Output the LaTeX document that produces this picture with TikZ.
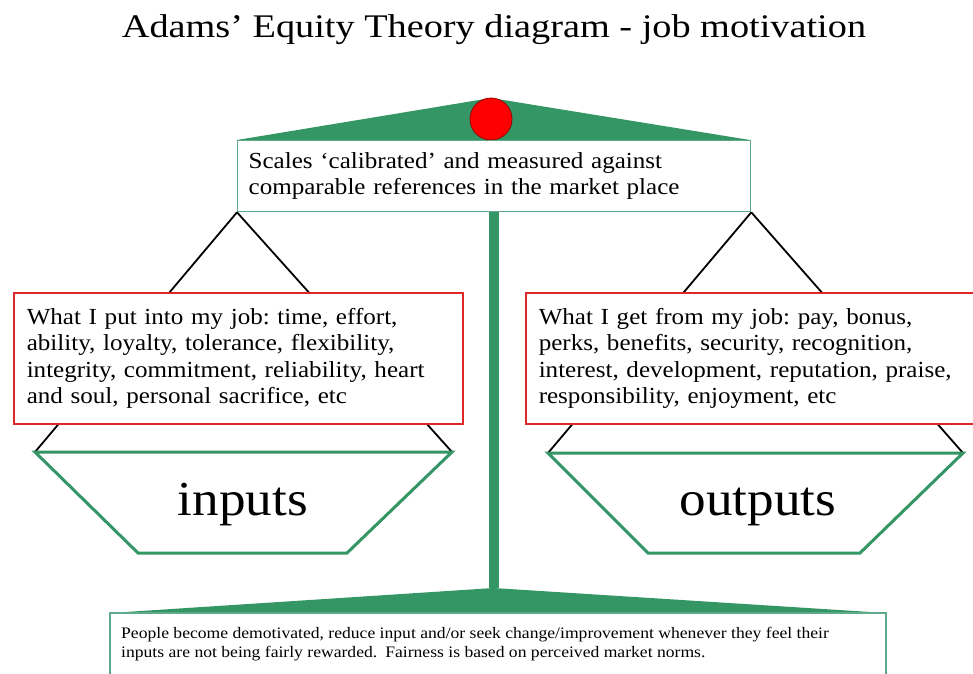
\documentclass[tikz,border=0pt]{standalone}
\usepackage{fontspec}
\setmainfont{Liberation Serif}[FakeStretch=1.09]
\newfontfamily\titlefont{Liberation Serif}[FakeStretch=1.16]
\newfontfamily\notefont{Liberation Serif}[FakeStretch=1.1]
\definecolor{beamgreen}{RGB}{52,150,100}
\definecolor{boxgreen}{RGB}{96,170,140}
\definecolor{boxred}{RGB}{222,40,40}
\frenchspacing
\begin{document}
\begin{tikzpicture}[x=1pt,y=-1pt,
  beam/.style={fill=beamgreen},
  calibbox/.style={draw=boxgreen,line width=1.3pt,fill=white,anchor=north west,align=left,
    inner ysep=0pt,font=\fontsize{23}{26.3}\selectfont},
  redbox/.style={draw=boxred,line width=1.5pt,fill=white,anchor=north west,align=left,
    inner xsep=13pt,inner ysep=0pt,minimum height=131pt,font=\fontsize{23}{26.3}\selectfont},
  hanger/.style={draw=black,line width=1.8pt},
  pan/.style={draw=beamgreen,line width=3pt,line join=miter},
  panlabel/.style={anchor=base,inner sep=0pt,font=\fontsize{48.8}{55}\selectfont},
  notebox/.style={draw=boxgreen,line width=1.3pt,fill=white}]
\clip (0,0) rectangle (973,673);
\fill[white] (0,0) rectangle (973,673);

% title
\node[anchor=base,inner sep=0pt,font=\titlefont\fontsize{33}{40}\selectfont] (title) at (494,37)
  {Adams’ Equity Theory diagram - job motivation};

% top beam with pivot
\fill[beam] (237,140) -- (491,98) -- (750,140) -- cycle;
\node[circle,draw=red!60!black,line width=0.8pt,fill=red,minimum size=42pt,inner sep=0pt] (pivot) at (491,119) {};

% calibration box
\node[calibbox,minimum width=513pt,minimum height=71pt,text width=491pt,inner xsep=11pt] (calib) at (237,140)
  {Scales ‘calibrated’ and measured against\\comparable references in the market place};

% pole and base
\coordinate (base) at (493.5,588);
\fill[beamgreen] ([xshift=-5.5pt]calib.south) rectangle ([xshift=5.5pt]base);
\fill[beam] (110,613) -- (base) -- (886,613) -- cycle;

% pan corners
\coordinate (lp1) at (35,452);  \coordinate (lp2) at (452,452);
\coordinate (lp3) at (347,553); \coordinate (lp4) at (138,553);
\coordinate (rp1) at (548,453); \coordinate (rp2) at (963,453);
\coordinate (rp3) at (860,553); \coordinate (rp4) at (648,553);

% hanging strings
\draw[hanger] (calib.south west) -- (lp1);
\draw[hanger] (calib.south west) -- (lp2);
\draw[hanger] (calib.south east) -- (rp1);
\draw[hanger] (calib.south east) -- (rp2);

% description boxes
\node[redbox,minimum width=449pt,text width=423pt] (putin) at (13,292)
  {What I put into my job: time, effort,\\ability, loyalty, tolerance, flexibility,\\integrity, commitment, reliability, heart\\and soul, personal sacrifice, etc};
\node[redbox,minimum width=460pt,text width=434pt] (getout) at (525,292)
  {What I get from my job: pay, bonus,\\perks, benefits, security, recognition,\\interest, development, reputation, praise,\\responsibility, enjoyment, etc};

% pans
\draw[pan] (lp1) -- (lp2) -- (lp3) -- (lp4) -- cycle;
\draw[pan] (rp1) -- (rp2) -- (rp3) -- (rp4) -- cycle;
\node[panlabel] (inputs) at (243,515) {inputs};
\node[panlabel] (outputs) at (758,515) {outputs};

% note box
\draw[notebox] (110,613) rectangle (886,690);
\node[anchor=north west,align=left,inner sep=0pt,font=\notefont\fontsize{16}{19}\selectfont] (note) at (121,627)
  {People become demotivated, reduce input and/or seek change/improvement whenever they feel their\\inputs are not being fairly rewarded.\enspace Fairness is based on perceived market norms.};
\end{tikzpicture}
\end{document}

Work required -
Word for word, quote the full listing, omitting every picture.

Finished exercise -
Output the LaTeX document that produces this picture with TikZ.
\documentclass[tikz,border=0pt]{standalone}
\usepackage{fontspec}
\setmainfont{Liberation Serif}[FakeStretch=1.09]
\newfontfamily\titlefont{Liberation Serif}[FakeStretch=1.16]
\newfontfamily\notefont{Liberation Serif}[FakeStretch=1.1]
\definecolor{beamgreen}{RGB}{52,150,100}
\definecolor{boxgreen}{RGB}{96,170,140}
\definecolor{boxred}{RGB}{222,40,40}
\frenchspacing
\begin{document}
\begin{tikzpicture}[x=1pt,y=-1pt,
  beam/.style={fill=beamgreen},
  calibbox/.style={draw=boxgreen,line width=1.3pt,fill=white,anchor=north west,align=left,
    inner ysep=0pt,font=\fontsize{23}{26.3}\selectfont},
  redbox/.style={draw=boxred,line width=1.5pt,fill=white,anchor=north west,align=left,
    inner xsep=13pt,inner ysep=0pt,minimum height=131pt,font=\fontsize{23}{26.3}\selectfont},
  hanger/.style={draw=black,line width=1.8pt},
  pan/.style={draw=beamgreen,line width=3pt,line join=miter},
  panlabel/.style={anchor=base,inner sep=0pt,font=\fontsize{48.8}{55}\selectfont},
  notebox/.style={draw=boxgreen,line width=1.3pt,fill=white}]
\clip (0,0) rectangle (973,673);
\fill[white] (0,0) rectangle (973,673);

% title
\node[anchor=base,inner sep=0pt,font=\titlefont\fontsize{33}{40}\selectfont] (title) at (494,37)
  {Adams’ Equity Theory diagram - job motivation};

% top beam with pivot
\fill[beam] (237,140) -- (491,98) -- (750,140) -- cycle;
\node[circle,draw=red!60!black,line width=0.8pt,fill=red,minimum size=42pt,inner sep=0pt] (pivot) at (491,119) {};

% calibration box
\node[calibbox,minimum width=513pt,minimum height=71pt,text width=491pt,inner xsep=11pt] (calib) at (237,140)
  {Scales ‘calibrated’ and measured against\\comparable references in the market place};

% pole and base
\coordinate (base) at (493.5,588);
\fill[beamgreen] ([xshift=-5.5pt]calib.south) rectangle ([xshift=5.5pt]base);
\fill[beam] (110,613) -- (base) -- (886,613) -- cycle;

% pan corners
\coordinate (lp1) at (35,452);  \coordinate (lp2) at (452,452);
\coordinate (lp3) at (347,553); \coordinate (lp4) at (138,553);
\coordinate (rp1) at (548,453); \coordinate (rp2) at (963,453);
\coordinate (rp3) at (860,553); \coordinate (rp4) at (648,553);

% hanging strings
\draw[hanger] (calib.south west) -- (lp1);
\draw[hanger] (calib.south west) -- (lp2);
\draw[hanger] (calib.south east) -- (rp1);
\draw[hanger] (calib.south east) -- (rp2);

% description boxes
\node[redbox,minimum width=449pt,text width=423pt] (putin) at (13,292)
  {What I put into my job: time, effort,\\ability, loyalty, tolerance, flexibility,\\integrity, commitment, reliability, heart\\and soul, personal sacrifice, etc};
\node[redbox,minimum width=460pt,text width=434pt] (getout) at (525,292)
  {What I get from my job: pay, bonus,\\perks, benefits, security, recognition,\\interest, development, reputation, praise,\\responsibility, enjoyment, etc};

% pans
\draw[pan] (lp1) -- (lp2) -- (lp3) -- (lp4) -- cycle;
\draw[pan] (rp1) -- (rp2) -- (rp3) -- (rp4) -- cycle;
\node[panlabel] (inputs) at (243,515) {inputs};
\node[panlabel] (outputs) at (758,515) {outputs};

% note box
\draw[notebox] (110,613) rectangle (886,690);
\node[anchor=north west,align=left,inner sep=0pt,font=\notefont\fontsize{16}{19}\selectfont] (note) at (121,627)
  {People become demotivated, reduce input and/or seek change/improvement whenever they feel their\\inputs are not being fairly rewarded.\enspace Fairness is based on perceived market norms.};
\end{tikzpicture}
\end{document}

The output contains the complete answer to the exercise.